:: Exercise materials

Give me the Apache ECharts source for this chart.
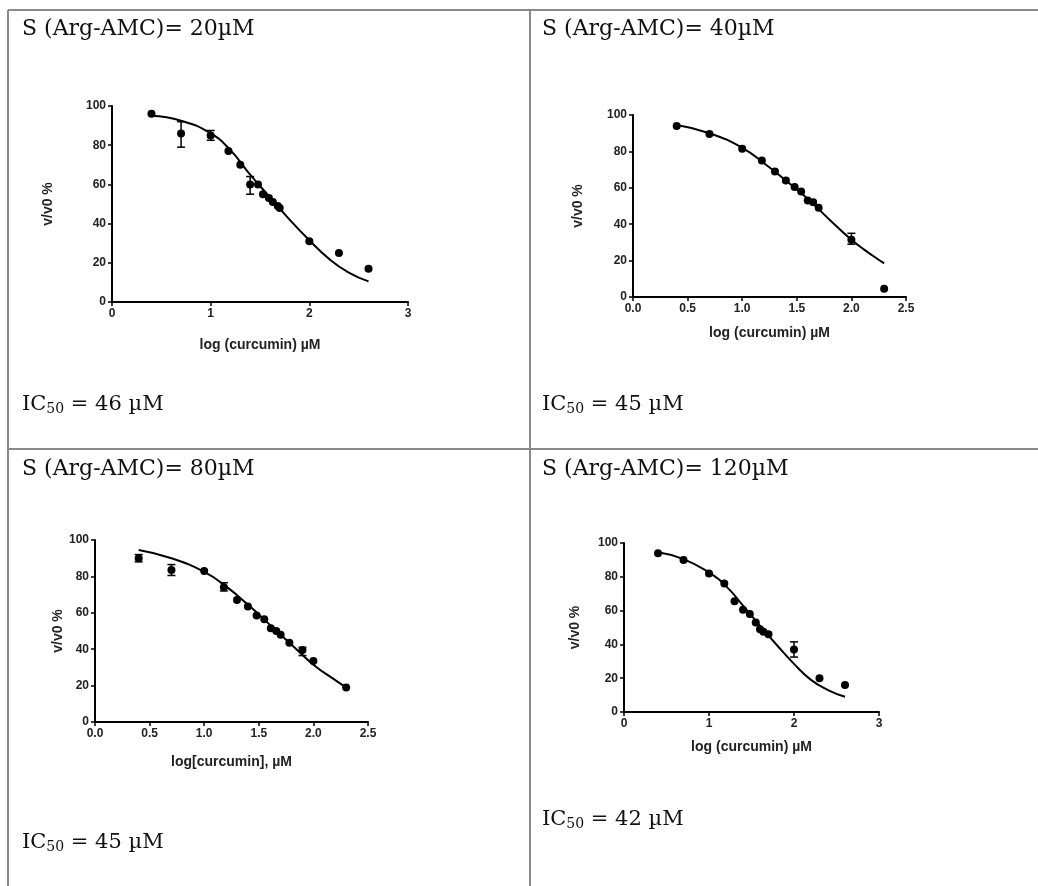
<!DOCTYPE html>
<html>
<head>
<meta charset="utf-8">
<title>IC50 curcumin</title>
<script src="https://cdn.jsdelivr.net/npm/echarts@6/dist/echarts.min.js"></script>
<style>
    html, body { margin: 0; padding: 0; background: #fff; }
    .box { width: 1038px; height: 886px; }
</style>
</head>
<body>
<div class="box" id="main"></div>
<script>
// 数据 - 每个小图: 散点, 误差线, 拟合曲线
var p1X = [0.4, 0.7, 1.0, 1.18, 1.3, 1.4, 1.48, 1.53, 1.59, 1.63, 1.68, 1.7, 2.0, 2.3, 2.6]
var p1Y = [96, 86, 85, 77, 70, 60, 60, 55, 53, 51, 49, 48, 31, 25, 17]
var p1Err = [[0.7, 79, 92], [1.0, 82.5, 87.5], [1.4, 55, 64]]
var p1FitX = [0.4, 0.7, 1.0, 1.2, 1.4, 1.6, 1.8, 2.0, 2.2, 2.4, 2.6]
var p1FitY = [95, 92.5, 86, 77.5, 65, 53.5, 42, 31.5, 22, 15, 10.5]

var p2X = [0.4, 0.7, 1.0, 1.18, 1.3, 1.4, 1.48, 1.54, 1.6, 1.65, 1.7, 2.0, 2.3]
var p2Y = [94, 89.5, 81.5, 75, 69, 64, 60.5, 58, 53, 52, 49, 31.5, 4.5]
var p2Err = [[2.0, 29, 35]]
var p2FitX = [0.4, 0.7, 1.0, 1.2, 1.4, 1.6, 1.8, 2.0, 2.2, 2.3]
var p2FitY = [94.5, 90, 82, 73.5, 64, 54, 42.5, 31.5, 22.5, 18.5]

var p3X = [0.4, 0.7, 1.0, 1.18, 1.3, 1.4, 1.48, 1.55, 1.61, 1.66, 1.7, 1.78, 1.9, 2.0, 2.3]
var p3Y = [90, 83.5, 83, 74, 67, 63.5, 58.5, 56.5, 51.5, 50, 48, 43.5, 39.5, 33.5, 19]
var p3Err = [[0.4, 88, 92], [0.7, 80.5, 86.5], [1.18, 72, 76.5], [1.9, 36.5, 41]]
var p3FitX = [0.4, 0.7, 1.0, 1.2, 1.4, 1.6, 1.8, 2.0, 2.2, 2.3]
var p3FitY = [94.5, 90, 82.5, 74.5, 64.5, 53.5, 42.5, 31.5, 23, 19]

var p4X = [0.4, 0.7, 1.0, 1.18, 1.3, 1.4, 1.48, 1.55, 1.6, 1.64, 1.7, 2.0, 2.3, 2.6]
var p4Y = [94, 90, 82, 76, 65.5, 60.5, 58, 53, 49, 47.5, 46, 37, 20, 16]
var p4Err = [[2.0, 32.5, 41.5]]
var p4FitX = [0.4, 0.7, 1.0, 1.2, 1.4, 1.6, 1.8, 2.0, 2.2, 2.4, 2.6]
var p4FitY = [94.5, 90.5, 82.5, 74.5, 63, 51, 39.5, 28.5, 19, 13, 9]

// 文字
var titles = ['S (Arg-AMC)= 20µM', 'S (Arg-AMC)= 40µM', 'S (Arg-AMC)= 80µM', 'S (Arg-AMC)= 120µM']
var ic50 = ['46', '45', '45', '42']
var xNames = ['log (curcumin) µM', 'log (curcumin) µM', 'log[curcumin], µM', 'log (curcumin) µM']
var yName = 'v/v0 %'
var xMax = [3, 2.5, 2.5, 3]
var xStep = [1, 0.5, 0.5, 1]

var myChart = echarts.init(document.getElementById('main'))

// 两列数组合成点
function zip(xs, ys) {
    var out = []
    for (var i = 0; i < xs.length; i++) out.push([xs[i], ys[i]])
    return out
}

// 误差线
function errBar(params, api) {
    var x = api.value(0)
    var top = api.coord([x, api.value(2)])
    var bot = api.coord([x, api.value(1)])
    var w = 4
    var st = { stroke: '#000', lineWidth: 1.5 }
    return {
        type: 'group',
        children: [
            { type: 'line', shape: { x1: top[0], y1: top[1], x2: bot[0], y2: bot[1] }, style: st },
            { type: 'line', shape: { x1: top[0] - w, y1: top[1], x2: top[0] + w, y2: top[1] }, style: st },
            { type: 'line', shape: { x1: bot[0] - w, y1: bot[1], x2: bot[0] + w, y2: bot[1] }, style: st }
        ]
    }
}

var panels = [
    { pts: zip(p1X, p1Y), err: p1Err, fit: zip(p1FitX, p1FitY) },
    { pts: zip(p2X, p2Y), err: p2Err, fit: zip(p2FitX, p2FitY) },
    { pts: zip(p3X, p3Y), err: p3Err, fit: zip(p3FitX, p3FitY) },
    { pts: zip(p4X, p4Y), err: p4Err, fit: zip(p4FitX, p4FitY) }
]

// 网格位置
var grids = [
    { left: 112, top: 106, width: 296, height: 196 },
    { left: 633, top: 115, width: 273, height: 182 },
    { left: 95, top: 540, width: 273, height: 182 },
    { left: 624, top: 543, width: 255, height: 169 }
]
var yGap = [57, 48, 30, 42]
var xGap = [36, 29, 33, 28]

var axisFont = 'Liberation Sans'
var xAxis = [], yAxis = [], series = []
for (var i = 0; i < 4; i++) {
    xAxis.push({
        type: 'value',
        gridIndex: i,
        min: 0,
        max: xMax[i],
        interval: xStep[i],
        name: xNames[i],
        nameLocation: 'middle',
        nameGap: xGap[i],
        nameTextStyle: { fontFamily: axisFont, fontWeight: 'bold', fontSize: 14, color: '#222' },
        splitLine: { show: false },
        axisLine: { onZero: false, lineStyle: { color: '#000', width: 2 } },
        axisTick: { length: 4, lineStyle: { color: '#000', width: 1.5 } },
        axisLabel: {
            margin: 6,
            fontFamily: axisFont, fontWeight: 'bold', fontSize: 12, color: '#222',
            formatter: (function(step) {
                return function(v) { return step < 1 ? v.toFixed(1) : String(v) }
            })(xStep[i])
        }
    })
    yAxis.push({
        type: 'value',
        gridIndex: i,
        min: 0,
        max: 100,
        interval: 20,
        name: yName,
        nameLocation: 'middle',
        nameGap: yGap[i],
        nameTextStyle: { fontFamily: axisFont, fontWeight: 'bold', fontSize: 14, color: '#222' },
        splitLine: { show: false },
        axisLine: { show: true, onZero: false, lineStyle: { color: '#000', width: 2 } },
        axisTick: { show: true, length: 4, lineStyle: { color: '#000', width: 1.5 } },
        axisLabel: { margin: 6, fontFamily: axisFont, fontWeight: 'bold', fontSize: 12, color: '#222' }
    })
    // 拟合曲线
    series.push({
        type: 'line',
        xAxisIndex: i,
        yAxisIndex: i,
        smooth: true,
        showSymbol: false,
        lineStyle: { color: '#000', width: 2 },
        data: panels[i].fit,
        silent: true
    })
    // 误差线
    series.push({
        type: 'custom',
        xAxisIndex: i,
        yAxisIndex: i,
        renderItem: errBar,
        encode: { x: 0, y: [1, 2] },
        data: panels[i].err,
        silent: true
    })
    // 散点
    series.push({
        type: 'scatter',
        xAxisIndex: i,
        yAxisIndex: i,
        symbolSize: 8,
        itemStyle: { color: '#000', opacity: 1 },
        data: panels[i].pts
    })
}

// 表格线 和 文字
var lineSt = { stroke: '#8a8a8a', lineWidth: 2 }
var serif = 'DejaVu Serif'
var titlePos = [[22, 29], [542, 29], [22, 469], [542, 469]]
var icPos = [[22, 405], [542, 405], [22, 843], [542, 820]]
var graphic = [
    { type: 'line', shape: { x1: 8, y1: 10, x2: 1038, y2: 10 }, style: lineSt },
    { type: 'line', shape: { x1: 8, y1: 449, x2: 1038, y2: 449 }, style: lineSt },
    { type: 'line', shape: { x1: 8, y1: 10, x2: 8, y2: 886 }, style: lineSt },
    { type: 'line', shape: { x1: 530, y1: 10, x2: 530, y2: 886 }, style: lineSt }
]
for (var j = 0; j < 4; j++) {
    graphic.push({
        type: 'text',
        x: titlePos[j][0],
        y: titlePos[j][1],
        style: {
            text: titles[j],
            font: '22px "' + serif + '"',
            fill: '#111',
            verticalAlign: 'middle'
        }
    })
    graphic.push({
        type: 'text',
        x: icPos[j][0],
        y: icPos[j][1],
        style: {
            text: '{a|IC}{b|50}{a| = ' + ic50[j] + ' µM}',
            verticalAlign: 'middle',
            rich: {
                a: { fontFamily: serif, fontSize: 21, fill: '#111' },
                b: { fontFamily: serif, fontSize: 14, fill: '#111', padding: [9, 0, 0, 0] }
            }
        }
    })
}

var option = {
    animation: false,
    backgroundColor: '#fff',
    grid: grids,
    xAxis: xAxis,
    yAxis: yAxis,
    series: series,
    graphic: graphic
}
myChart.setOption(option)
</script>
</body>
</html>
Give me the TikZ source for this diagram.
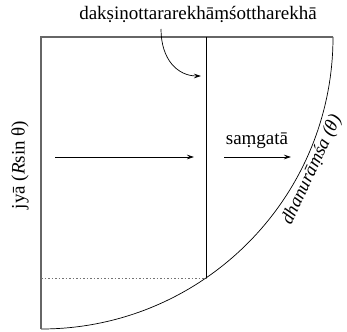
\documentclass[tikz,border=0pt]{standalone}
\usepackage{fontspec}
\setmainfont{Liberation Serif}
\usetikzlibrary{arrows.meta}
\begin{document}
\begin{tikzpicture}[x=1pt,y=1pt,
  font=\fontsize{19}{22}\selectfont,
  frameline/.style={draw=black!60, line width=1.2pt},
  thinline/.style={draw=black, line width=0.7pt},
  dotline/.style={draw=black!55, line width=0.8pt, dash pattern=on 1.5pt off 2pt},
  arr/.style={-{Stealth[length=7pt,width=4.5pt]}, line width=0.7pt},
  lbl/.style={inner sep=0pt}]
\useasboundingbox (0,0) rectangle (347,-331);
\coordinate (O) at (41,-37);
\coordinate (E) at (333,-37);
\coordinate (S) at (41,-329);
\coordinate (T) at (206,-37);
\coordinate (B) at (206,-278);
\coordinate (D) at (41,-278);
% arc and frame
\draw[thinline] (E) arc[start angle=0, end angle=-90, radius=292];
\draw[frameline] (E) -- (O) -- (S);
\draw[thinline] (T) -- (B);
\draw[dotline] (D) -- (B);
% arrows
\coordinate (a1s) at (55,-157);
\coordinate (a1e) at (194,-157);
\coordinate (a2s) at (224,-157);
\coordinate (a2e) at (291,-157);
\draw[arr] (a1s) -- (a1e);
\draw[arr] (a2s) -- (a2e);
% labels
\node[lbl, anchor=base] (toplbl) at (198,-20) {dakṣiṇottararekhāṃśottharekhā};
\node[lbl, anchor=base] (samg) at (257,-144) {saṃgatā};
\node[lbl, rotate=90] (jya) at (20,-165) {jyā (\textit{R}sin θ)};
\node[lbl, rotate=65, font=\fontsize{18.5}{21}\selectfont] (dhanu) at (312,-170) {\textit{dhanurāṃśa (θ)}};
% curved arrow
\coordinate (cs) at (161,-29);
\coordinate (ce) at (201,-76);
\draw[arr] (cs) .. controls (161,-60) and (178,-76) .. (ce);
\end{tikzpicture}
\end{document}
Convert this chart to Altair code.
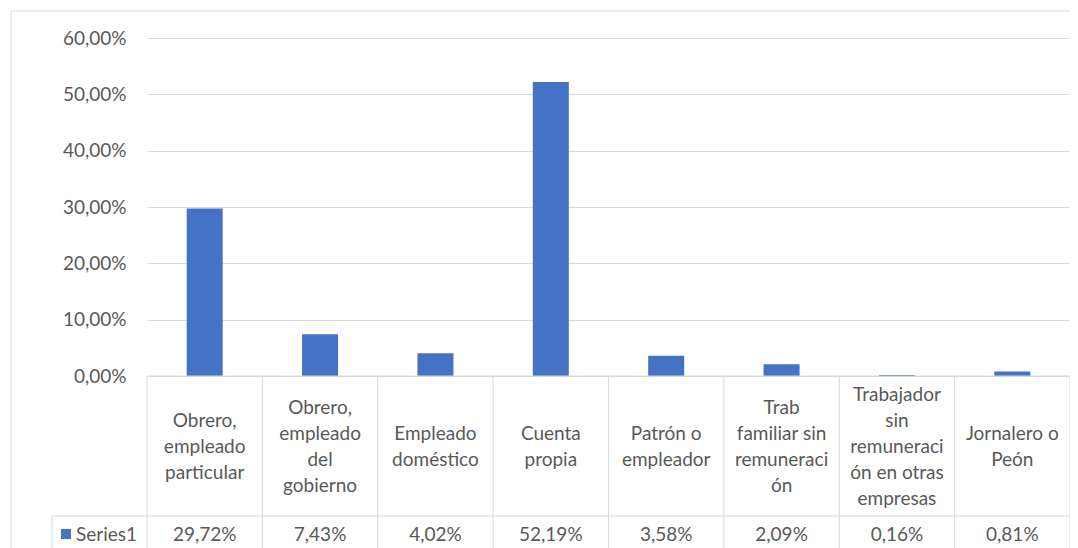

::::

## What the exercise asks
Each line from the top of the material through the line containing "22, 15, 10.5]" should be reproduced exactly; please drop any images.

## Finished exercise
Give me the Apache ECharts source for this chart.
<!DOCTYPE html>
<html>
<head>
<meta charset="utf-8">
<title>IC50 curcumin</title>
<script src="https://cdn.jsdelivr.net/npm/echarts@6/dist/echarts.min.js"></script>
<style>
    html, body { margin: 0; padding: 0; background: #fff; }
    .box { width: 1038px; height: 886px; }
</style>
</head>
<body>
<div class="box" id="main"></div>
<script>
// 数据 - 每个小图: 散点, 误差线, 拟合曲线
var p1X = [0.4, 0.7, 1.0, 1.18, 1.3, 1.4, 1.48, 1.53, 1.59, 1.63, 1.68, 1.7, 2.0, 2.3, 2.6]
var p1Y = [96, 86, 85, 77, 70, 60, 60, 55, 53, 51, 49, 48, 31, 25, 17]
var p1Err = [[0.7, 79, 92], [1.0, 82.5, 87.5], [1.4, 55, 64]]
var p1FitX = [0.4, 0.7, 1.0, 1.2, 1.4, 1.6, 1.8, 2.0, 2.2, 2.4, 2.6]
var p1FitY = [95, 92.5, 86, 77.5, 65, 53.5, 42, 31.5, 22, 15, 10.5]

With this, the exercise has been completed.